* **WRITTEN REQUEST**:
Search the data for the word "that" and copy every line where it occurs.

Items from a dataset:
=======

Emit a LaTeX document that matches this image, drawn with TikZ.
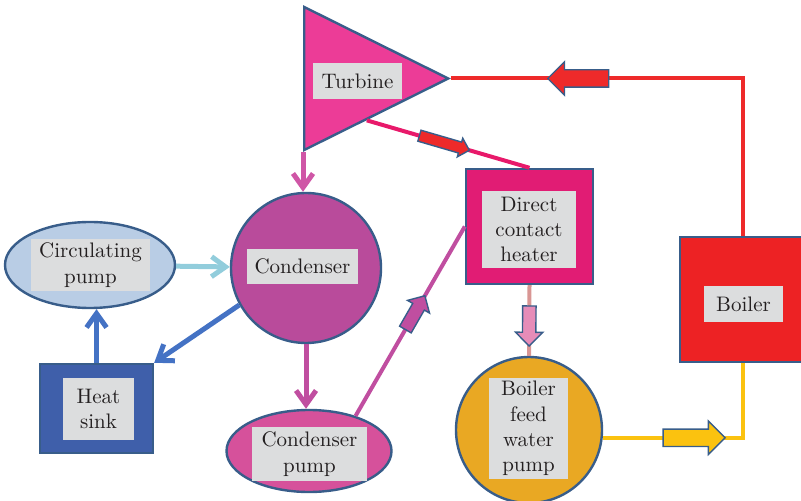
\documentclass[tikz,border=0pt]{standalone}
\usepackage{xcolor}
\usepackage{tikz}
\usetikzlibrary{positioning,arrows.meta,shapes.geometric,shapes.arrows,calc}
\definecolor{edgeBlue}{HTML}{385D8A}
\definecolor{labelGray}{HTML}{DCDDDE}
\definecolor{textDark}{HTML}{231F20}
\definecolor{turbPink}{HTML}{EC3C97}
\definecolor{condPurple}{HTML}{B94B9B}
\definecolor{circBlue}{HTML}{B9CDE5}
\definecolor{sinkBlue}{HTML}{3F5FAA}
\definecolor{pumpPink}{HTML}{D6519B}
\definecolor{heatMagenta}{HTML}{E11C74}
\definecolor{feedOrange}{HTML}{E9A823}
\definecolor{boilRed}{HTML}{ED2224}
\definecolor{steamRed}{HTML}{EE2A2A}
\definecolor{bleedPink}{HTML}{E8196A}
\definecolor{lineMagenta}{HTML}{C04EA0}
\definecolor{dropPink}{HTML}{CF56A6}
\definecolor{coolBlue}{HTML}{92CDDC}
\definecolor{sinkArrow}{HTML}{4472C4}
\definecolor{drainPink}{HTML}{D99694}
\definecolor{drainArrow}{HTML}{E68CB8}
\definecolor{feedYellow}{HTML}{FBC20F}

\begin{document}
\begin{tikzpicture}[
    x=0.5pt, y=-0.5pt,
    unit/.style={
        draw=edgeBlue,
        line width=1.2pt,
        inner sep=0pt
    },
    tag/.style={
        fill=labelGray,
        inner sep=0pt,
        align=center,
        text=textDark,
        font=\fontsize{10.5}{12.7}\selectfont
    },
    pipe/.style={line width=2pt},
    flow/.style={
        line width=2.5pt,
        -{Straight Barb[length=7pt,width=10pt]}
    },
    fatarrow/.style={
        single arrow,
        draw=edgeBlue,
        line width=0.7pt,
        inner xsep=0pt,
        sloped,
        allow upside down
    }
]
\useasboundingbox (0,0) rectangle (801,501);

\node[unit, isosceles triangle, isosceles triangle stretches, minimum width=71.5pt, minimum height=72pt, fill=turbPink, anchor=lower side] (turb) at (303,78.5) {};
\node[unit, circle, minimum size=75pt, fill=condPurple] (cond) at (306,268) {};
\node[unit, ellipse, minimum width=85pt, minimum height=43pt, fill=circBlue] (circ) at (90,265) {};
\node[unit, minimum width=56.5pt, minimum height=44.5pt, fill=sinkBlue] (sink) at (96.5,408.5) {};
\node[unit, ellipse, minimum width=82.5pt, minimum height=41pt, fill=pumpPink] (cpump) at (309,451) {};
\node[unit, minimum width=63.5pt, minimum height=57.5pt, fill=heatMagenta] (heat) at (529.5,226.5) {};
\node[unit, circle, minimum size=73pt, fill=feedOrange] (bfwp) at (529,430) {};
\node[unit, minimum width=63pt, minimum height=62.5pt, fill=boilRed] (boil) at (743,299.5) {};

\node[tag, minimum width=44.5pt, minimum height=18pt] (turbTag) at (357.5,81) {Turbine};
\node[tag, minimum width=55.5pt, minimum height=17.5pt] (condTag) at (302.5,266.5) {Condenser};
\node[tag, minimum width=59.5pt, minimum height=26pt] (circTag) at (90.5,265) {Circulating\\pump};
\node[tag, minimum width=35.5pt, minimum height=31pt] (sinkTag) at (98.5,409) {Heat\\sink};
\node[tag, minimum width=57.5pt, minimum height=27pt] (cpumpTag) at (309.5,454) {Condenser\\pump};
\node[tag, minimum width=47pt, minimum height=38.5pt] (heatTag) at (529,229.5) {Direct\\contact\\heater};
\node[tag, minimum width=39.5pt, minimum height=50.5pt] (bfwpTag) at (528.5,428.5) {Boiler\\feed\\water\\pump};
\node[tag, minimum width=39.5pt, minimum height=18pt] (boilTag) at (743.5,304) {Boiler};

\draw[pipe, steamRed] (boil.north) |- node[fatarrow, fill=steamRed, pos=0.775, minimum height=30.5pt, inner ysep=4pt, single arrow head extend=4pt] (steamArr) {} (turb.apex);
\draw[pipe, bleedPink] ($(turb.right corner)!0.43!(turb.apex)$) -- node[fatarrow, fill=steamRed, pos=0.46, minimum height=26pt, inner ysep=2.5pt, single arrow head extend=2pt] (bleedArr) {} (heat.north);
\draw[pipe, lineMagenta] (cpump.37) -- node[fatarrow, fill=lineMagenta, pos=0.53, minimum height=19.5pt, inner ysep=3pt, single arrow head extend=3pt] (condArr) {} (heat.west);
\draw[pipe, drainPink] (heat.south) -- node[fatarrow, fill=drainArrow, pos=0.53, minimum height=20pt, inner ysep=3pt, single arrow head extend=3.5pt] (drainArr) {} (bfwp.north);
\draw[pipe, feedYellow] (bfwp.-6) -| node[fatarrow, fill=feedYellow, pos=0.31, minimum height=31pt, inner ysep=4pt, single arrow head extend=4pt] (feedArr) {} (boil.south);

\draw[flow, dropPink] (turb.right corner) -- (turb.right corner |- cond.north);
\draw[flow, lineMagenta] (cond.south) -- (cond.south |- cpump.north);
\draw[flow, coolBlue] (circ) -- (cond);
\draw[flow, sinkArrow] (cond.209) -- (sink.north east);
\draw[flow, sinkArrow] (sink.north) -- (sink.north |- circ.south);
\end{tikzpicture}
\end{document}
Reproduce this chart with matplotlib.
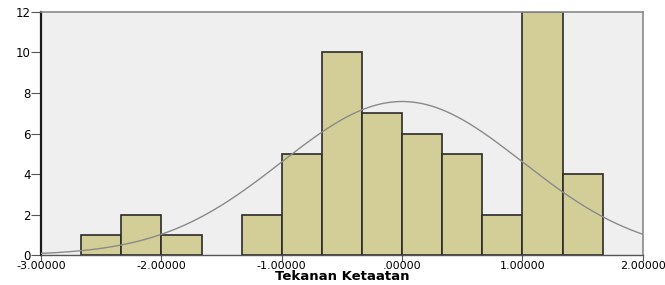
import numpy as np
import matplotlib.pyplot as plt

# histogram data (bin edges and counts)
bin_edges = [-2.6667, -2.3333, -2.0, -1.6667, -1.3333, -1.0, -0.6667, -0.3333,
             0.0, 0.3333, 0.6667, 1.0, 1.3333, 1.6667]
counts = [1, 2, 1, 0, 2, 5, 10, 7, 6, 5, 2, 12, 4]
x_ticks = [-3, -2, -1, 0, 1, 2]
x_labels = ['-3.00000', '-2.00000', '-1.00000', '.00000', '1.00000', '2.00000']
y_ticks = [0, 2, 4, 6, 8, 10, 12]

# fitted normal curve parameters
mean = 0.0
sd = 1.0

plt.rcParams['font.family'] = ['DejaVu Sans']

fig = plt.figure(figsize=(6.65, 2.85), dpi=100)
ax = fig.add_axes([0.0617, 0.105, 0.905, 0.853])
ax.set_facecolor('#efefef')

edges = np.array(bin_edges)
widths = np.diff(edges)
for left, w, c in zip(edges[:-1], widths, counts):
    if c > 0:
        ax.bar(left, c, width=w, align='edge', color='#d3ce97',
               edgecolor='#2b2b2b', linewidth=1.2, zorder=2)

n = sum(counts)
bw = widths.mean()
xs = np.linspace(-3, 2, 400)
ys = n * bw / (sd * np.sqrt(2 * np.pi)) * np.exp(-0.5 * ((xs - mean) / sd) ** 2)
ax.plot(xs, ys, color='#8a8a8a', linewidth=1.0, zorder=3)

ax.set_xlim(-3, 2)
ax.set_ylim(0, 12)
ax.set_xticks(x_ticks)
ax.set_xticklabels(x_labels)
ax.set_yticks(y_ticks)
ax.tick_params(axis='x', labelsize=8, length=4, width=0.8, color='#555555', pad=0)
ax.tick_params(axis='y', labelsize=8.5, length=7, width=0.8, color='#555555', pad=0.5)

for s in ['top', 'right']:
    ax.spines[s].set_color('#8a8a8a')
    ax.spines[s].set_linewidth(1.2)
ax.spines['left'].set_color('#1a1a1a')
ax.spines['left'].set_linewidth(1.6)
ax.spines['bottom'].set_color('#555555')
ax.spines['bottom'].set_linewidth(1.0)

ax.set_xlabel('Tekanan Ketaatan', fontsize=9.5, fontweight='bold', labelpad=-0.5)

fig.savefig('out.png', dpi=100)
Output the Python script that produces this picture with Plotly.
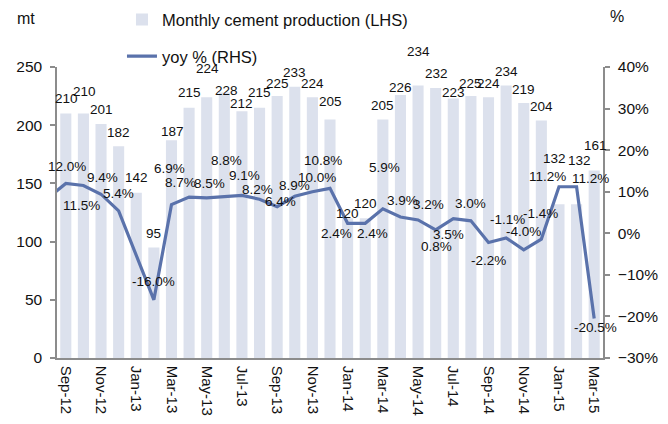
import plotly.graph_objects as go

# months on the category axis (Aug-12 only carries the yoy point that runs off the left edge)
months = ['Aug-12', 'Sep-12', 'Oct-12', 'Nov-12', 'Dec-12', 'Jan-13', 'Feb-13', 'Mar-13',
          'Apr-13', 'May-13', 'Jun-13', 'Jul-13', 'Aug-13', 'Sep-13', 'Oct-13', 'Nov-13',
          'Dec-13', 'Jan-14', 'Feb-14', 'Mar-14', 'Apr-14', 'May-14', 'Jun-14', 'Jul-14',
          'Aug-14', 'Sep-14', 'Oct-14', 'Nov-14', 'Dec-14', 'Jan-15', 'Feb-15', 'Mar-15']
bar_months = months[1:]

# monthly cement production, mt (LHS)
production = [210, 210, 201, 182, 142, 95, 187, 215, 224, 228, 212, 215, 225, 233, 224, 205,
              120, 120, 205, 226, 234, 232, 223, 225, 224, 234, 219, 204, 132, 132, 161]

# yoy %, RHS (Jan-13 not reported)
yoy = [8.5, 12.0, 11.5, 9.4, 5.4, None, -16.0, 6.9, 8.7, 8.5, 8.8, 9.1, 8.2, 6.4, 8.9, 10.0,
       10.8, 2.4, 2.4, 5.9, 3.9, 3.2, 0.8, 3.5, 3.0, -2.2, -1.1, -4.0, -1.4, 11.2, 11.2, -20.5]

tick_months = months[1::2]

# label nudges in pixels (as placed by hand in the original)
bar_lbl_dy = [15, 22, 15, 14, 15, 14, 9, 15, 29, 2, 8, 15, 13, 14, 14, 18,
              5, 15, 14, 7, 34, 14, 6, 13, 14, 14, 14, 14, 46, 44, 25]
bar_lbl_dx = [1, 1, 0, 0, 0, 0, 1, 0, 1, 2, 0, 0, 0, 0, 0, 0,
              0, 0, 0, 0, 0, 1, 0, 0, 0, 0, 0, 0, -4, 3, 1]
yoy_lbl_dx = [None, 1, -2, 1, 0, None, 0, -2, -9, 3, 2, 3, -2, 3, 0, 5,
              -7, -11, 7, 2, 2, 10, 1, -5, 0, 0, 1, 0, -1, -11, 14, 1]
yoy_lbl_dy = [None, 17, -20, 17, 17, None, 18, 36, 15, 14, 36, 20, 10, 5, 11, 14,
              28, -10, -10, 41, 17, 15, -17, -16, 17, -18, 18, 18, 26, 10, 8, -9]

BAR = '#dce1ed'
LINE = '#5a72ab'
AXIS = '#8c8c8c'
FONT = 'Liberation Sans, Arial, sans-serif'

fig = go.Figure()
fig.add_trace(go.Bar(x=bar_months, y=production, name='Monthly cement production (LHS)',
                     marker=dict(color=BAR, line=dict(width=0)), legendgroup='a'))
fig.add_trace(go.Scatter(x=months, y=yoy, yaxis='y2', mode='lines', connectgaps=True,
                         name='yoy % (RHS)', line=dict(color=LINE, width=3.2), legendgroup='b'))

annots = []
for m, v, dx, dy in zip(bar_months, production, bar_lbl_dx, bar_lbl_dy):
    annots.append(dict(x=m, y=v, xref='x', yref='y', text=str(v), showarrow=False,
                       xshift=dx, yshift=dy, font=dict(size=13.5, color='#111')))
for m, v, dx, dy in zip(months, yoy, yoy_lbl_dx, yoy_lbl_dy):
    if v is None or dx is None:
        continue
    annots.append(dict(x=m, y=v, xref='x', yref='y2', text=f'{v:.1f}%', showarrow=False,
                       xshift=dx, yshift=dy, font=dict(size=13.5, color='#111')))
annots.append(dict(x=-0.077, y=1.168, xref='paper', yref='paper', text='mt', showarrow=False,
                   xanchor='left', yanchor='middle', font=dict(size=16, color='#111')))
annots.append(dict(x=1.009, y=1.172, xref='paper', yref='paper', text='%', showarrow=False,
                   xanchor='left', yanchor='middle', font=dict(size=16, color='#111')))

# page body keeps an 8px margin, so the figure is 8px smaller each way
fig.update_layout(
    width=660, height=416,
    margin=dict(l=49, r=65, t=59, b=66, autoexpand=False),
    plot_bgcolor='white', paper_bgcolor='white',
    font=dict(family=FONT, size=15, color='#111'),
    bargap=0.37,
    showlegend=True,
    legend=dict(x=0.119, y=1.222, xanchor='left', yanchor='top', orientation='v',
                tracegroupgap=12, font=dict(size=16.5), bgcolor='rgba(0,0,0,0)'),
    xaxis=dict(type='category', categoryorder='array', categoryarray=months,
               range=[0.5, len(months) - 0.5], tickmode='array', tickvals=tick_months,
               tickangle=90, ticks='', showgrid=False, showline=True, linecolor=AXIS,
               linewidth=1.5, tickfont=dict(size=15), ticklabelstandoff=3),
    xaxis2=dict(overlaying='x', anchor='y', range=[0.5, len(months) - 0.5],
                tickmode='array', tickvals=[i + 0.5 for i in range(0, len(months), 2)],
                ticks='outside', ticklen=5, tickcolor=AXIS, tickwidth=1.5,
                showticklabels=False, showgrid=False, showline=False, zeroline=False),
    yaxis=dict(range=[0, 250], dtick=50, ticks='outside', ticklen=5, tickcolor=AXIS,
               tickwidth=1.5, showgrid=False, showline=True, linecolor=AXIS, linewidth=1.5,
               zeroline=False, tickfont=dict(size=15.5), ticklabelstandoff=5),
    yaxis2=dict(overlaying='y', side='right', range=[-30, 40], dtick=10, ticksuffix='%',
                ticks='outside', ticklen=5, tickcolor=AXIS, tickwidth=1.5, showgrid=False,
                showline=True, linecolor=AXIS, linewidth=1.5, zeroline=False,
                tickfont=dict(size=15.5), ticklabelstandoff=5),
    annotations=annots,
)

fig.write_html('out.html')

=======

* **FINISHED ANSWER**:
Emit a LaTeX document that matches this image, drawn with TikZ.
Output the Python script that produces this picture with Plotly.
# months on the category axis (Aug-12 only carries the yoy point that runs off the left edge)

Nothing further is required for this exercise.